[Begin DATA PROVIDED]
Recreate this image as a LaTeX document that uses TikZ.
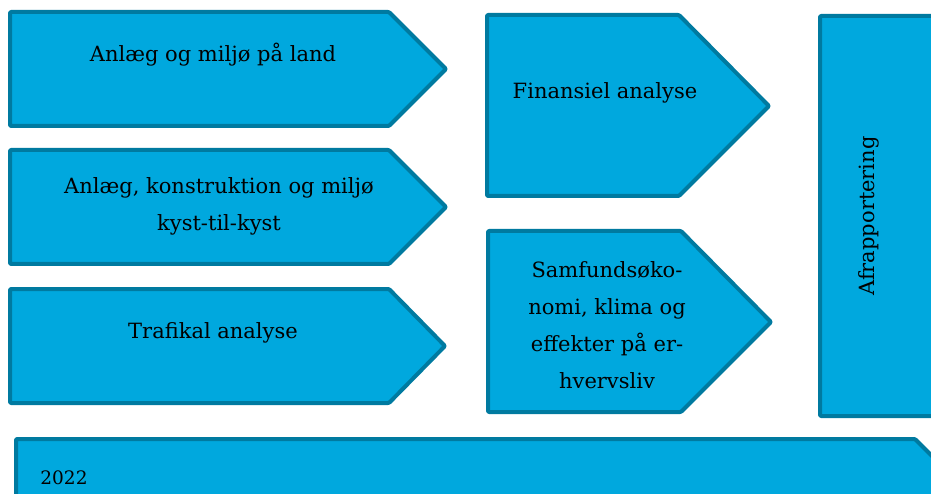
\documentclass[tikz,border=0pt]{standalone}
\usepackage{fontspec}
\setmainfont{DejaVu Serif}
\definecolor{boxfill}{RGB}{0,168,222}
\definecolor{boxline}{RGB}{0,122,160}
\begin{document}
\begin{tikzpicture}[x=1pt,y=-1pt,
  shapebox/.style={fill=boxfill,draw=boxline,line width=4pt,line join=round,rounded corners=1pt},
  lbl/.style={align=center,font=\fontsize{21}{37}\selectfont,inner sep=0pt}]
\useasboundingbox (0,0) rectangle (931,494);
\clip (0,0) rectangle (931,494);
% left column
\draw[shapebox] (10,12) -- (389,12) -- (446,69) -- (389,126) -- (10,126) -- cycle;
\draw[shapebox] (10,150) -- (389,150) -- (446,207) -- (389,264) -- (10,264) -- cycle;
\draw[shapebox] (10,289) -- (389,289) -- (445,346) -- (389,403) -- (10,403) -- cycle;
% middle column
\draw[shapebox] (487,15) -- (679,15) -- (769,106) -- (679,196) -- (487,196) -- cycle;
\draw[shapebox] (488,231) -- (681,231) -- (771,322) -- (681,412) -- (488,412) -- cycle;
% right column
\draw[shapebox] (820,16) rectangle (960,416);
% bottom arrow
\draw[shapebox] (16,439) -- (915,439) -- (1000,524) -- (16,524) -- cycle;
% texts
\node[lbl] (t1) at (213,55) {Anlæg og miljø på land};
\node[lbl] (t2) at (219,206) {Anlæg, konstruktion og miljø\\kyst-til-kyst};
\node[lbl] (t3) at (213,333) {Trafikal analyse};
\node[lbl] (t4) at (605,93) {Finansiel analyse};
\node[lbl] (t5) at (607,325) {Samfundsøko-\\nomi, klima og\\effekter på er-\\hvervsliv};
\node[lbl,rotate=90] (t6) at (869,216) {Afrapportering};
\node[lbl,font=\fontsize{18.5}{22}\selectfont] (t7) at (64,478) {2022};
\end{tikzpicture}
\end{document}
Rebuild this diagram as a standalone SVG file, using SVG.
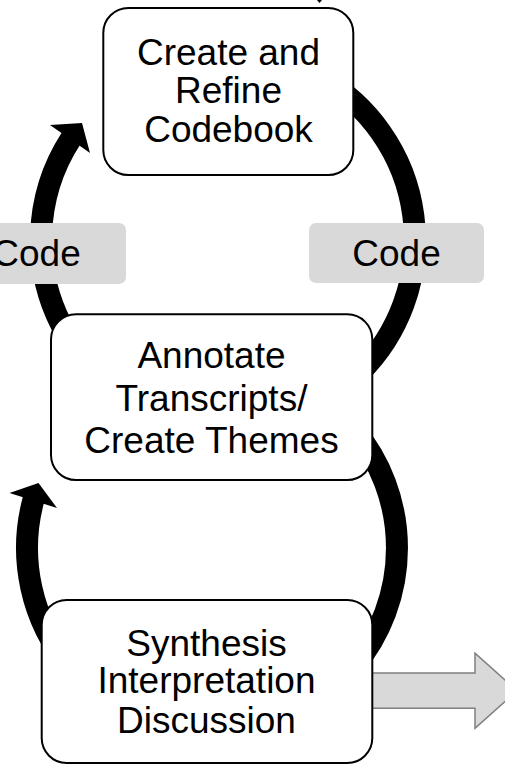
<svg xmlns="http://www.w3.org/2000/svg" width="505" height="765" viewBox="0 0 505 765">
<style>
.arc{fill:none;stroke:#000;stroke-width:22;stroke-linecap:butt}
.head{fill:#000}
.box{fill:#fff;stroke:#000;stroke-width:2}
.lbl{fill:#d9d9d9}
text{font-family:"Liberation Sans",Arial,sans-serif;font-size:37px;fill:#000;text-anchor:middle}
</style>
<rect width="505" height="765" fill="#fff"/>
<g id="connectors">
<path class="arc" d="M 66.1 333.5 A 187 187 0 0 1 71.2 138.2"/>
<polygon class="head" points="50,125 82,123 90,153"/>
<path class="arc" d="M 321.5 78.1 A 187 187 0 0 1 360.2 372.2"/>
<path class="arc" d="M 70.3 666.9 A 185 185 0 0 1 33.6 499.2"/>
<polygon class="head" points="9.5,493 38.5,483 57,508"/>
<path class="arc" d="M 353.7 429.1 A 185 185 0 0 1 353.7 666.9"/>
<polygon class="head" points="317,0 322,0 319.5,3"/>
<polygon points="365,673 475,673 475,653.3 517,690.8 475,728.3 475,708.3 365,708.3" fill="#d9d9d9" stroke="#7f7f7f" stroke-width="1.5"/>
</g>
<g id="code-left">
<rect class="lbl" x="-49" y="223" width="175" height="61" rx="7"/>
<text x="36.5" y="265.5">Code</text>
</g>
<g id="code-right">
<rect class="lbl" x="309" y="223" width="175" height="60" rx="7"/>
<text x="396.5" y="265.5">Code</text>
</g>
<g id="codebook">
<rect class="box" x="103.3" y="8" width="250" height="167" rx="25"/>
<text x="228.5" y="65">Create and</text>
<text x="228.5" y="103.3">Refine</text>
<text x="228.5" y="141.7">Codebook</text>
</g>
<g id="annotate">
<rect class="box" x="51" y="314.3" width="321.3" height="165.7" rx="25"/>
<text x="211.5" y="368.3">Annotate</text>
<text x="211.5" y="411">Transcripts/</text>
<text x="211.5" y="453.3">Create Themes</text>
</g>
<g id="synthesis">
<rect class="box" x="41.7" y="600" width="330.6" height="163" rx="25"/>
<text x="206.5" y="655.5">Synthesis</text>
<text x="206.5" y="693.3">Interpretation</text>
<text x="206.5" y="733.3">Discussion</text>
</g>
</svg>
[End DATA PROVIDED]
TASK -
Write every entry out again exactly, dropping the pictures.

FINISHED TASK -
Recreate this image as a LaTeX document that uses TikZ.
\documentclass[tikz,border=0pt]{standalone}
\usepackage{fontspec}
\setmainfont{DejaVu Serif}
\definecolor{boxfill}{RGB}{0,168,222}
\definecolor{boxline}{RGB}{0,122,160}
\begin{document}
\begin{tikzpicture}[x=1pt,y=-1pt,
  shapebox/.style={fill=boxfill,draw=boxline,line width=4pt,line join=round,rounded corners=1pt},
  lbl/.style={align=center,font=\fontsize{21}{37}\selectfont,inner sep=0pt}]
\useasboundingbox (0,0) rectangle (931,494);
\clip (0,0) rectangle (931,494);
% left column
\draw[shapebox] (10,12) -- (389,12) -- (446,69) -- (389,126) -- (10,126) -- cycle;
\draw[shapebox] (10,150) -- (389,150) -- (446,207) -- (389,264) -- (10,264) -- cycle;
\draw[shapebox] (10,289) -- (389,289) -- (445,346) -- (389,403) -- (10,403) -- cycle;
% middle column
\draw[shapebox] (487,15) -- (679,15) -- (769,106) -- (679,196) -- (487,196) -- cycle;
\draw[shapebox] (488,231) -- (681,231) -- (771,322) -- (681,412) -- (488,412) -- cycle;
% right column
\draw[shapebox] (820,16) rectangle (960,416);
% bottom arrow
\draw[shapebox] (16,439) -- (915,439) -- (1000,524) -- (16,524) -- cycle;
% texts
\node[lbl] (t1) at (213,55) {Anlæg og miljø på land};
\node[lbl] (t2) at (219,206) {Anlæg, konstruktion og miljø\\kyst-til-kyst};
\node[lbl] (t3) at (213,333) {Trafikal analyse};
\node[lbl] (t4) at (605,93) {Finansiel analyse};
\node[lbl] (t5) at (607,325) {Samfundsøko-\\nomi, klima og\\effekter på er-\\hvervsliv};
\node[lbl,rotate=90] (t6) at (869,216) {Afrapportering};
\node[lbl,font=\fontsize{18.5}{22}\selectfont] (t7) at (64,478) {2022};
\end{tikzpicture}
\end{document}
Rebuild this diagram as a standalone SVG file, using SVG.
<svg xmlns="http://www.w3.org/2000/svg" width="505" height="765" viewBox="0 0 505 765">
<style>
.arc{fill:none;stroke:#000;stroke-width:22;stroke-linecap:butt}
.head{fill:#000}
.box{fill:#fff;stroke:#000;stroke-width:2}
.lbl{fill:#d9d9d9}
text{font-family:"Liberation Sans",Arial,sans-serif;font-size:37px;fill:#000;text-anchor:middle}
</style>
<rect width="505" height="765" fill="#fff"/>
<g id="connectors">
<path class="arc" d="M 66.1 333.5 A 187 187 0 0 1 71.2 138.2"/>
<polygon class="head" points="50,125 82,123 90,153"/>
<path class="arc" d="M 321.5 78.1 A 187 187 0 0 1 360.2 372.2"/>
<path class="arc" d="M 70.3 666.9 A 185 185 0 0 1 33.6 499.2"/>
<polygon class="head" points="9.5,493 38.5,483 57,508"/>
<path class="arc" d="M 353.7 429.1 A 185 185 0 0 1 353.7 666.9"/>
<polygon class="head" points="317,0 322,0 319.5,3"/>
<polygon points="365,673 475,673 475,653.3 517,690.8 475,728.3 475,708.3 365,708.3" fill="#d9d9d9" stroke="#7f7f7f" stroke-width="1.5"/>
</g>
<g id="code-left">
<rect class="lbl" x="-49" y="223" width="175" height="61" rx="7"/>
<text x="36.5" y="265.5">Code</text>
</g>
<g id="code-right">
<rect class="lbl" x="309" y="223" width="175" height="60" rx="7"/>
<text x="396.5" y="265.5">Code</text>
</g>
<g id="codebook">
<rect class="box" x="103.3" y="8" width="250" height="167" rx="25"/>
<text x="228.5" y="65">Create and</text>
<text x="228.5" y="103.3">Refine</text>
<text x="228.5" y="141.7">Codebook</text>
</g>
<g id="annotate">
<rect class="box" x="51" y="314.3" width="321.3" height="165.7" rx="25"/>
<text x="211.5" y="368.3">Annotate</text>
<text x="211.5" y="411">Transcripts/</text>
<text x="211.5" y="453.3">Create Themes</text>
</g>
<g id="synthesis">
<rect class="box" x="41.7" y="600" width="330.6" height="163" rx="25"/>
<text x="206.5" y="655.5">Synthesis</text>
<text x="206.5" y="693.3">Interpretation</text>
<text x="206.5" y="733.3">Discussion</text>
</g>
</svg>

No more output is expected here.